The international studies graduate certainly isn't one to stand still. During her time at Willamette, the honors student used her French language skills as an exchange student in Nantes, France. After graduating, Stearns took the Willamette motto "Not unto ourselves are we born" and turned it into action. For a year and a half, she worked in Washington, D.C., at Grameen Foundation USA (GF-USA), a nonprofit organization that works in partnership with Grameen Bank, a pioneer in providing small loans to the poor to fight poverty all over the world. Stearns says she loved her work with Grameen because it allowed her to combine her interests in microfinance and international politics.


Though she was reluctant to leave GF-USA, the lure of international adventure was too much for Stearns to resist once she won a Rotary Ambassadorial Scholarship. She traveled to South Africa to research the relationship between poverty and HIV/AIDS. There she spent an "amazing year" in Tzaneen, a small town in the northwest corner of South Africa near Kruger National Park. This experience, Stearns says, was "life altering. People often ask if I went over there to teach something to the Africans, and I respond that I learned much more from them than they could ever learn from me."

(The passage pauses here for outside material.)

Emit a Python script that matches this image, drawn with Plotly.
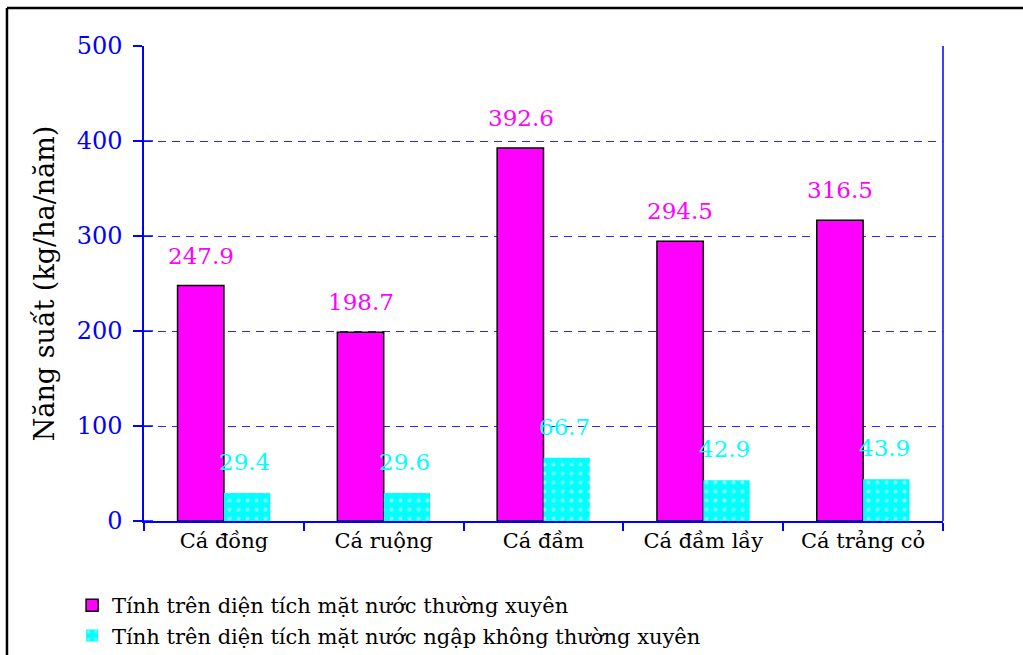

When she returned to the United States in the spring of 2002, Stearns began working for the United States Agency for International Development (USAID)'s Africa Bureau Information Center. USAID is the principal U.S. agency to extend assistance to countries recovering from disaster, trying to escape poverty, and engaging in democratic reforms. Stearns writes that her work with USAID enabled her to "learn every day and have constant variety. In addition to developing my interests in gender, microfinance and HIV/AIDS, I also learned about other development issues like education, health, the environment and agriculture."

Wanderlust took hold again when Stearns was selected as one of 70 scholars from around the world to receive a Rotary World Peace Scholarship. Today, she's in Paris at the L'Institut d'Etudes Politiques (commonly called Sciences Po) with 17 other international scholars from Australia, Europe, South America and North America. Studying in France is challenging because she's expected to be well-versed in French politics, history, society and language. She's been boning up with French history books.

"Much of the context they expect us to know, I learned for the United States through elementary, high school and college," she writes. "I have a bit of catching up to do here."

Stearns also writes that she's "figuring out the inner workings of Paris. It's a game and nobody will voluntarily share the rules with you. You have to know the right questions to ask to get what you want."

For now, Stearns is having a great time learning the rules of her new adventure.